Monday, Nov. 05, 1956

The Fishmonger & the Squire

ROOSEVELT: THE LION AND THE Fox (553 pp.)--James MacGregor Burns--Harcourf, Brace ($5.75).

THE HAPPY WARRIOR (320 pp.)--Emily Smith Warner-- Doubleday ($4.50).

Governor Alfred E. Smith was ready to leave the executive mansion in Albany for good. Xo one was very happy that December night in 1928, because only the month before Al had lost a presidential election in which Prohibition, religious bigotry and snobbery were big issues. Now the trunks of his successor were piled in the hall, the baggage of the same Franklin D. Roosevelt who had nominated him for the presidency and dubbed him "the happy warrior." Prohibition was the law of the land, but Al called for a bottle of champagne, anointed F.D.R.'s trunks and intoned to his absent friend: "Now, Frank, if you want a drink, you will know where to find it."

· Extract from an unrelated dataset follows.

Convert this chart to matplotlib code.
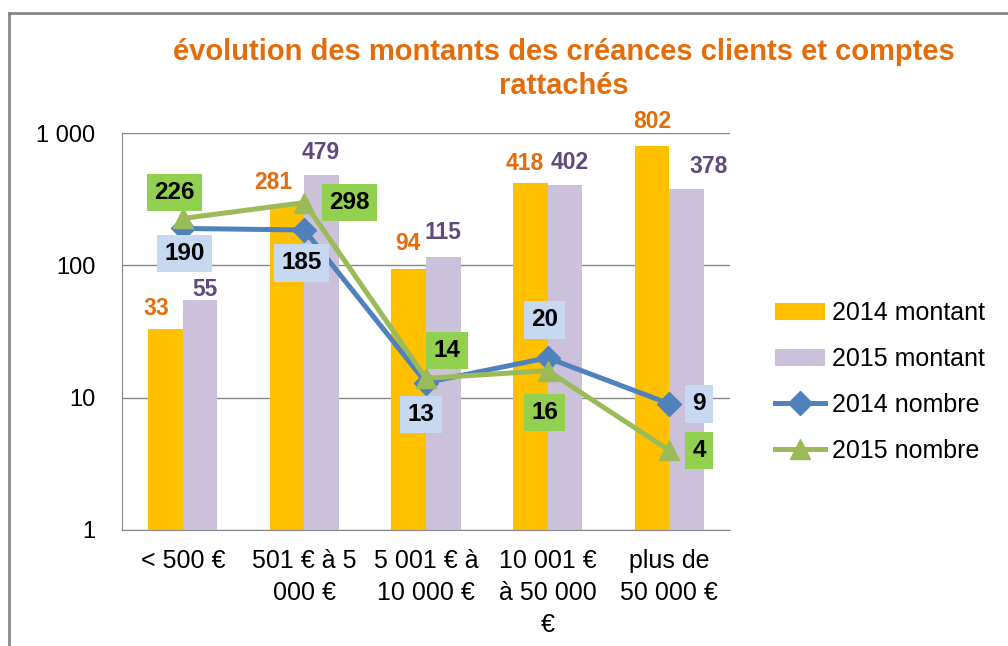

It was pleasant nonsense, and if Roosevelt had been present, he would have appreciated it. But not too many years later. Al was pouring verbal vitriol on an F.D.R. whom he had come to see as an enemy of U.S. institutions. Two recent books make this understandable, though neither one succeeds in really pinning down its man. The Happy Warrior, by Emily Smith Warner, is so obviously a daughter's accolade that one of the most colorful politicians in U.S. history can scarcely be seen through the swaddling layers of worshipfulness. Yet something of his genuineness, of his dedication to the job of government, comes through. He was a Tammany boy, protege of a Lower East Side saloonkeeper turned political boss; yet he managed to stay clear of the Tammany odor. When he spoke on government to a distinguished group of scholars at Harvard, one professor remarked: "If I had a transcript of that speech, I would have the greatest textbook on civics ever written."

Williams College Professor James Burns has a more elusive fellow to trap in Roosevelt: the Lion and the Fox, and he knows it. Burns wears his objectivity on both sleeves. Though his F.D.R. is not noticeably different from the composite constructed in a score of other books, his book is more vividly told and more sharply dramatized, has risen high on bestseller lists since its publication three months ago. Burns quotes with approval what Justice Oliver Wendell Holmes, retired and 92, said of F.D.R.: "A second-class intellect. But a first-class temperament!" Nothing in this biography contradicts the judgment. F.D.R. played the presidency by ear, sometimes with real political virtuosity, as often as not with "a thin streak of cruelty.'' (Said Tammany Hall's Big Tim Sullivan in 1911 when F.D.R. was a brash young New York state senator: "This fellow is still young. Wouldn't it be safer to drown him before he grows up?") About economics Roosevelt knew little; in foreign affairs before World War II he was vacillating. But his political dexterity would have tickled Machiavelli, and his confidence and vitality astounded many a first-class intellect blessed with only a second-rate temperament.